Below, locate the line that contains "Write the Plotly code for this chart.". Repeat exactly from that line to the line that contains "v in returns_pct]", inclusive, leaving out the pictures.

***** DATA SECTION

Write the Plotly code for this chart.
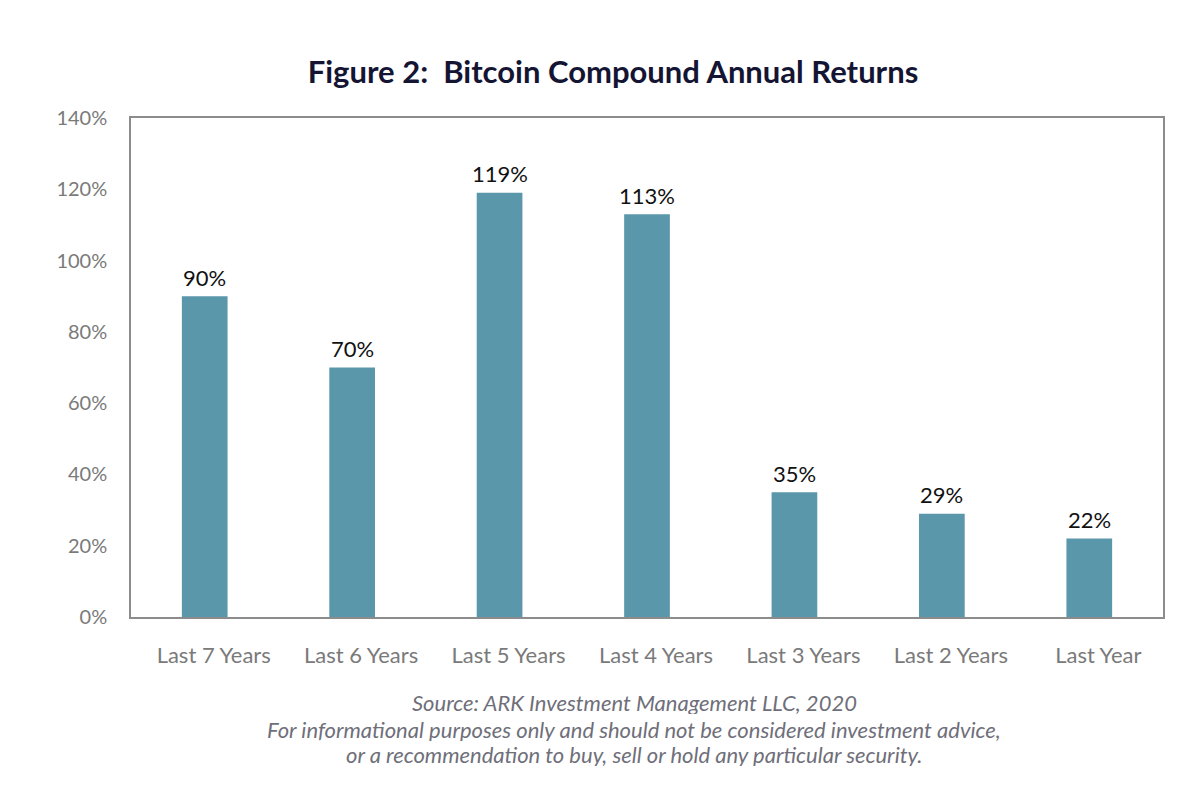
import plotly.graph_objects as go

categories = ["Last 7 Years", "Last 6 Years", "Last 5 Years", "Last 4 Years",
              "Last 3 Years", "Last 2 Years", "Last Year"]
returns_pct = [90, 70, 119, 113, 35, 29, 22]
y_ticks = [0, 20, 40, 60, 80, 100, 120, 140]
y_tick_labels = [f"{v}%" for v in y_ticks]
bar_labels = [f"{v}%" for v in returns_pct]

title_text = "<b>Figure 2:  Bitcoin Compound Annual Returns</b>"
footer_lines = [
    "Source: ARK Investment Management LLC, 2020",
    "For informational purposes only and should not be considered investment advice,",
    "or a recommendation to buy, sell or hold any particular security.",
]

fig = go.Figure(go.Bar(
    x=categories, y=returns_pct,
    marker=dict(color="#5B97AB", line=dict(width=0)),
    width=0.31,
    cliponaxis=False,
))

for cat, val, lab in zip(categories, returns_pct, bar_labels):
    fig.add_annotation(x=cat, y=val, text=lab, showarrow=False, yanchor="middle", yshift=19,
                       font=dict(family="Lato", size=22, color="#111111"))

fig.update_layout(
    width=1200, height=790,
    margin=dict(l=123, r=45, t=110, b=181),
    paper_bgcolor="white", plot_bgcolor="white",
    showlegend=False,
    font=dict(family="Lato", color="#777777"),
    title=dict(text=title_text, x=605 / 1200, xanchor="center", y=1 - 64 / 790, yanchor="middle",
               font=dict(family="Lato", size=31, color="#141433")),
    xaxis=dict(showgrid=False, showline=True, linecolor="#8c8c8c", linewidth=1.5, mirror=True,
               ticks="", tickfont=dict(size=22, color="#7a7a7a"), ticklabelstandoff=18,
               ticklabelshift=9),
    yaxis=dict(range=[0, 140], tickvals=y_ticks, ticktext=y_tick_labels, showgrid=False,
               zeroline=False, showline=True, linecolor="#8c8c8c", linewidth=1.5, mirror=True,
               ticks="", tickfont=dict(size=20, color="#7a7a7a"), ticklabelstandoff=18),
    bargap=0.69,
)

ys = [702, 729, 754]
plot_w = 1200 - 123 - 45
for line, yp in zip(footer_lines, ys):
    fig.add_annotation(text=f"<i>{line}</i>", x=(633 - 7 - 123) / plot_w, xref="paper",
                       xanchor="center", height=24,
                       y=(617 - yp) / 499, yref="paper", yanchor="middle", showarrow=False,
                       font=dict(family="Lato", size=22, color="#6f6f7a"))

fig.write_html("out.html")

**********
***** DATA SECTION

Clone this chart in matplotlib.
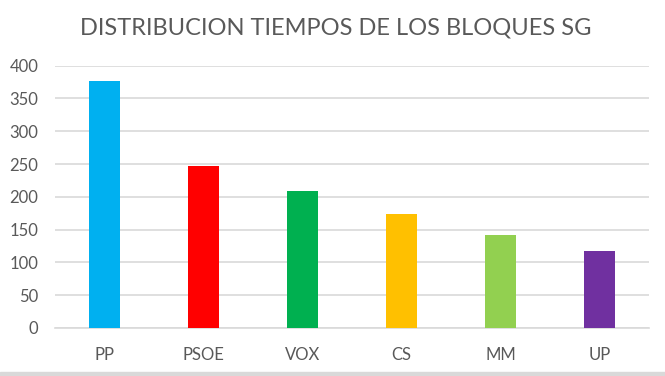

**********

# WRITTEN RESPONSE:
Write the Plotly code for this chart.
import plotly.graph_objects as go

categories = ["Last 7 Years", "Last 6 Years", "Last 5 Years", "Last 4 Years",
              "Last 3 Years", "Last 2 Years", "Last Year"]
returns_pct = [90, 70, 119, 113, 35, 29, 22]
y_ticks = [0, 20, 40, 60, 80, 100, 120, 140]
y_tick_labels = [f"{v}%" for v in y_ticks]
bar_labels = [f"{v}%" for v in returns_pct]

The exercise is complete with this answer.